HONG KONG – South Korean biotech Genexine Inc. licensed out three of its compounds for $100 million to a Chinese drug developer, exploring the Asian market for next-generation long-acting growth hormone treatments.
Clinical-stage Genexine (KOSDAQ:095700) signed a licensing and technology transfer agreement with China's Tasgen, a subsidiary of Tasly Pharmaceutical Group Co. Ltd. (SH:600535). Under the deal reached this week, Genexine will grant the China rights for three compounds, GX-H9, GX-G6 and GX-G3, to Tasgen in exchange for $20 million up front and up to $80 million in milestones.
Lead asset GX-H9 is targeted for the treatment of adult and pediatric growth hormone deficiency (AGHD and PGHD). Genexine said the market size for AGHD and PGHD is currently $4 billion globally and is expected grow to $5 billion by 2018 for current daily human growth hormone products.
"Once we develop weekly to potentially semi-monthly [dosing], we believe the market size will grow even further," Michael Keyoung, CEO and president of Genexine, told BioWorld Asia. "In China, we believe market size will further expand with more convenient dosing even if [it has the] same efficacy as daily."
Human growth hormone is a polypeptide hormone produced by the pituitary gland located in the lower part of the brain that promotes growth and development of the human body. It is mainly responsible for increasing height. Growth hormone deficiency can lead to dwarfism, delay in sexual maturity or growth delay. AGHD patients face not only mental illness but also physical threats such as reduction in muscle mass, increase in body fat, cholesterol level, higher cardiovascular disease rates and lower bone density.
GX-H9, currently co-developed with another Korean company, Handok Pharmaceuticals Co. Ltd., has been selected by the Korea Drug Development Fund program. Genexine is conducting a phase II trial in Europe and Korea, but the company plans to enter a global phase III trial in all major territories, including the U.S., by 2017 or 2018.
The second product, GX-G6, is a long-acting glucagon-like peptide-1, or GLP-1, therapeutic for diabetes, and it is expected to enter phase I testing with funding from South Korea's Ministry of Health and Welfare.
GX-G3, which targets neutropenia, is undergoing phase I trials.
In addition to the China rights to the three compounds, Tasgen also acquired global rights of two other Genexine preclinical compounds: GX-P2 and GX-G8.
Korea's Ministry of Trade, Industry and Energy is funding the early stage development of GX-P2, a long-acting PD-L1 drug for the treatment of inflammatory bowel diseases. And the Ministry of Science, ICT and Future Planning is funding the animal studies of GX-G8, a long-acting GLP-2 drug for the treatment of chemotherapy-induced diarrhea and short bowel syndrome.

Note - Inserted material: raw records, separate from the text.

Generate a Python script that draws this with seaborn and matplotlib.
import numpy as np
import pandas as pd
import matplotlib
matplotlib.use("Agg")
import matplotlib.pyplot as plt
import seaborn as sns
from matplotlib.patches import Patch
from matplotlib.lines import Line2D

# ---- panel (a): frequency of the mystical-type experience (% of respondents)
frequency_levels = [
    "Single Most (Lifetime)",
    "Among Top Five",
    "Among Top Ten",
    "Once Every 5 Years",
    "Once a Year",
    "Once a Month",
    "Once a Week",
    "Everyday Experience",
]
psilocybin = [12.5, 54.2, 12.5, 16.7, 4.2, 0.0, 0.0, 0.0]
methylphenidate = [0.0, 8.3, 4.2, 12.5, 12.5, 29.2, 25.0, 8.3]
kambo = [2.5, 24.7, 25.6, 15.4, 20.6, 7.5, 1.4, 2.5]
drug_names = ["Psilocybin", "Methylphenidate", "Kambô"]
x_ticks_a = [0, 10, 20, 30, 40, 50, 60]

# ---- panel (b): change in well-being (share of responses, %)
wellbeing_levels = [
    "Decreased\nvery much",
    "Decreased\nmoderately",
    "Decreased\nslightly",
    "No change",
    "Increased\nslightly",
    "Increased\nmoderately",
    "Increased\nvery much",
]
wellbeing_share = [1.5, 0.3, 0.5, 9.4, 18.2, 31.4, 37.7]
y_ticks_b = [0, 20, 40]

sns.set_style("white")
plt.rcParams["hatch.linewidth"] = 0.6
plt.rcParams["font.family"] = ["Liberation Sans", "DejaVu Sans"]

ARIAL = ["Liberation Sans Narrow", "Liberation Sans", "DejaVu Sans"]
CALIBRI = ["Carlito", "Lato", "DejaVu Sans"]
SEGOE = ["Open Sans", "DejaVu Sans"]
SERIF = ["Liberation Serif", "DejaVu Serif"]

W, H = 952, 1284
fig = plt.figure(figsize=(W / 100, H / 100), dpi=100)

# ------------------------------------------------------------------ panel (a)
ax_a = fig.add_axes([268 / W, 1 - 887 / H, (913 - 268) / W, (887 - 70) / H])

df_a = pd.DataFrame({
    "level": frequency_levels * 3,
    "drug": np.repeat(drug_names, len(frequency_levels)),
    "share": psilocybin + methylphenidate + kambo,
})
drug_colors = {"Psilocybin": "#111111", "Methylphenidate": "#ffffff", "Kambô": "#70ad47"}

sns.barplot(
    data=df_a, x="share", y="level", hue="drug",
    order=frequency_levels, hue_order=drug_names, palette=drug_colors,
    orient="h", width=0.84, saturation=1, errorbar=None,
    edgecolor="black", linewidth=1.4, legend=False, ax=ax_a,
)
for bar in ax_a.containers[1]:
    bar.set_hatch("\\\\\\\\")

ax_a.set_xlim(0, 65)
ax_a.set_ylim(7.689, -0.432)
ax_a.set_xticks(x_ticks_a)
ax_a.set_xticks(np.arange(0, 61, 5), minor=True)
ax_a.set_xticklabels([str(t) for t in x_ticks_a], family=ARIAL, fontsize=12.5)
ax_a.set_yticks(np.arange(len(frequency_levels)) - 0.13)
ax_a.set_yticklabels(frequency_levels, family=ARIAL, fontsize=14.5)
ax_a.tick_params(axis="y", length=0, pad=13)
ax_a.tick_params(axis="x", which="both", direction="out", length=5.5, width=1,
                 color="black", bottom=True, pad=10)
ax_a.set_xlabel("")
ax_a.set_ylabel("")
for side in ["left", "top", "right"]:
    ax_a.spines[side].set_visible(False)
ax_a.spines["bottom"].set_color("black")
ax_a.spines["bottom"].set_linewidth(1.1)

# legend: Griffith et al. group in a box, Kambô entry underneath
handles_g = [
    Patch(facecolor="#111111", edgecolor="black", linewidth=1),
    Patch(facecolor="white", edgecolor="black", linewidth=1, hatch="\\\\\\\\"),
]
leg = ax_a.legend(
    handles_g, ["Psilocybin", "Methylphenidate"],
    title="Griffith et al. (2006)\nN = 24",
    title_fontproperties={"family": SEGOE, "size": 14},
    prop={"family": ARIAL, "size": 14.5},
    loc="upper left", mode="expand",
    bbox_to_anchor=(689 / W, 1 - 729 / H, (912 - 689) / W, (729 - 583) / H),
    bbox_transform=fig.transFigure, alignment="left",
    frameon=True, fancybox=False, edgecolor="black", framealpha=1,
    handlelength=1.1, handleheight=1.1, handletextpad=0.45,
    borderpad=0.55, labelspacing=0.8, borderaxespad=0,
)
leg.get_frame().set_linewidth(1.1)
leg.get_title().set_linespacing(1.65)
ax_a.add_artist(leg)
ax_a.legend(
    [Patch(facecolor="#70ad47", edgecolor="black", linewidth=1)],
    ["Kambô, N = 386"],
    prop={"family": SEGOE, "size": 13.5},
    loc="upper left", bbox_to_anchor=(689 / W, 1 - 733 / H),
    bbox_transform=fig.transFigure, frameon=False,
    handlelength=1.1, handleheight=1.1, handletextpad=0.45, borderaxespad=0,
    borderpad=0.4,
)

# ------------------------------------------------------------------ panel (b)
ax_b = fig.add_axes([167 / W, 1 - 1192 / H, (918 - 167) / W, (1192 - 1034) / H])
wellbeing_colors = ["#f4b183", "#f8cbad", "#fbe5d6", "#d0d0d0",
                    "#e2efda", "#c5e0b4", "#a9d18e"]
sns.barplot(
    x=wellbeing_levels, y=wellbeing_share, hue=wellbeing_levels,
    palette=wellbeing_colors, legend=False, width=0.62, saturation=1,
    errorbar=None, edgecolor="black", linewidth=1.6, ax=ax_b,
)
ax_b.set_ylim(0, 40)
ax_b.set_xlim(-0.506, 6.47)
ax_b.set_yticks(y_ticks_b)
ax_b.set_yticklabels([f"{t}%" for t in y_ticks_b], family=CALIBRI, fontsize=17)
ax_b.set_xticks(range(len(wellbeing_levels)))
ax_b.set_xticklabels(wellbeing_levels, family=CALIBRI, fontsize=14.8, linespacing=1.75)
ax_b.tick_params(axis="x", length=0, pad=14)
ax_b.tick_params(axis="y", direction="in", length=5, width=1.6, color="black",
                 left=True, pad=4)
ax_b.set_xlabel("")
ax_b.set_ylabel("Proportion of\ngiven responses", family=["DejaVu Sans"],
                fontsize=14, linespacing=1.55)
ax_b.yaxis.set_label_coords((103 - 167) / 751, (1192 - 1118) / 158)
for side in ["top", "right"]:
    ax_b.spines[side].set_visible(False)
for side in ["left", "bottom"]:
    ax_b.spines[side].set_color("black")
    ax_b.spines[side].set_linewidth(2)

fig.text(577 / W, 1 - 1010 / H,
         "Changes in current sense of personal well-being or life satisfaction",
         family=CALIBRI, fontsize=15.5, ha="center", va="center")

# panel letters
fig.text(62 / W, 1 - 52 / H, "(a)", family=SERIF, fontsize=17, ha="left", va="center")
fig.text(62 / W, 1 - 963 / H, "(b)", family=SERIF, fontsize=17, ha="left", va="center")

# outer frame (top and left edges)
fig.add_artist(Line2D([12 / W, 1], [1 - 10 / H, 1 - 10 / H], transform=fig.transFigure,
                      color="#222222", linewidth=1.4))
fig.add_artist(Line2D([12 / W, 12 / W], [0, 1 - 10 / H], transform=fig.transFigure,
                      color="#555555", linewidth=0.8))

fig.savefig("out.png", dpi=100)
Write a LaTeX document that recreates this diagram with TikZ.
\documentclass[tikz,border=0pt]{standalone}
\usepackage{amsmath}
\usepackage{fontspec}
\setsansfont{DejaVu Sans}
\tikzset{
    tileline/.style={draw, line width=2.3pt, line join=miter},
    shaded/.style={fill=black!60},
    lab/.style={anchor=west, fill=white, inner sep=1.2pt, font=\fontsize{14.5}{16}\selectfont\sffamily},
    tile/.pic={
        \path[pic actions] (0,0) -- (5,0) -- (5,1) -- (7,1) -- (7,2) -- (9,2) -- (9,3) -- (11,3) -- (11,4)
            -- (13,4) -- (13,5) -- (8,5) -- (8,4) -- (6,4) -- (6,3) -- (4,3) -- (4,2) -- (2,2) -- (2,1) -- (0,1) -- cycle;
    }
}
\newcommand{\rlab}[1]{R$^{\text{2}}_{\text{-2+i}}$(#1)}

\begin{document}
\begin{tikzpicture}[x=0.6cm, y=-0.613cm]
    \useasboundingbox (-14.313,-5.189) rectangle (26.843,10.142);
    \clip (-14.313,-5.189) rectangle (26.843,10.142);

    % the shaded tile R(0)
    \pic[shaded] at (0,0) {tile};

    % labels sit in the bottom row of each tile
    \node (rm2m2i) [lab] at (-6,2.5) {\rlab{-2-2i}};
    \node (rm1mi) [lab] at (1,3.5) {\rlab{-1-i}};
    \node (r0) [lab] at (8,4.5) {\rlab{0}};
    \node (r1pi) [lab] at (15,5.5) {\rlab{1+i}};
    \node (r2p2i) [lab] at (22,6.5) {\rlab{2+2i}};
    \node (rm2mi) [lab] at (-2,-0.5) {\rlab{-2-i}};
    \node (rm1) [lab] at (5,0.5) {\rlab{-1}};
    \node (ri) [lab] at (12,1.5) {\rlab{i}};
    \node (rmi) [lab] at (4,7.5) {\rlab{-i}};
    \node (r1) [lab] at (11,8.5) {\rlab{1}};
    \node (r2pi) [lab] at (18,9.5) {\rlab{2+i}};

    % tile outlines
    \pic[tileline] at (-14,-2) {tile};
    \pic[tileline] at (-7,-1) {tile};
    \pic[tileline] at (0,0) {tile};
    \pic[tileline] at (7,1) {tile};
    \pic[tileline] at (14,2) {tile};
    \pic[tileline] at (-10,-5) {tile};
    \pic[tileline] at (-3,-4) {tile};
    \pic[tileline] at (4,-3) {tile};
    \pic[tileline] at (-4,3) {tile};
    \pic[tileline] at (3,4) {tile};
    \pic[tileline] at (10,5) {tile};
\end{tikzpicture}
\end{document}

"We out-licensed these novel preclinical biologic assets for limited specific indications, and the financial terms to these were not disclosed," said Keyoung.
Tasgen will co-develop GX-P2 and GX-G8 with Genexine. Tasgen is keeping the options for the clinical trial site open, and the two parties will choose a place that best suits the indication.
"With the pipeline, Tasgen will strive to become one of the best biopharmaceutical companies in China," said Kaijing Yan, CEO of Tasly and Tasgen.
According to a stock notice from Tasgen's parent company Tasly, Genexine has also purchased a third of Tasgen's shares for $10 million.
Tasgen is not the first Chinese partner for Genexine – the company out-licensed its therapeutic vaccine for human papillomavirus to Simcere Pharmaceutical Group last year.
"We do plan to out-license additional assets to China as we believe China is an important market," said Genexine's Keyoung. "As for other regions, we plan to enter by ourselves but also in partnerships that makes sense."
Genexine announced a partnership with leading Indonesia-listed company Kalbe Farma last week for another phase II-ready asset.
"There truly is innovation coming out of South Korea for sure," Keyoung added.
Founded in 1999, Genexine is the country's leading developer of long-acting growth hormone. A few companies have tried to develop similar drugs in Asia but failed for either efficacy or lack of marketability. Genexine, however, does have some competitors in the U.S. and Europe.
"We believe we are globally competitive as we can potentially be the best and first in class and we look forward to sharing our data such that we can be a leading long-acting human growth hormone company for patients worldwide," Keyoung said.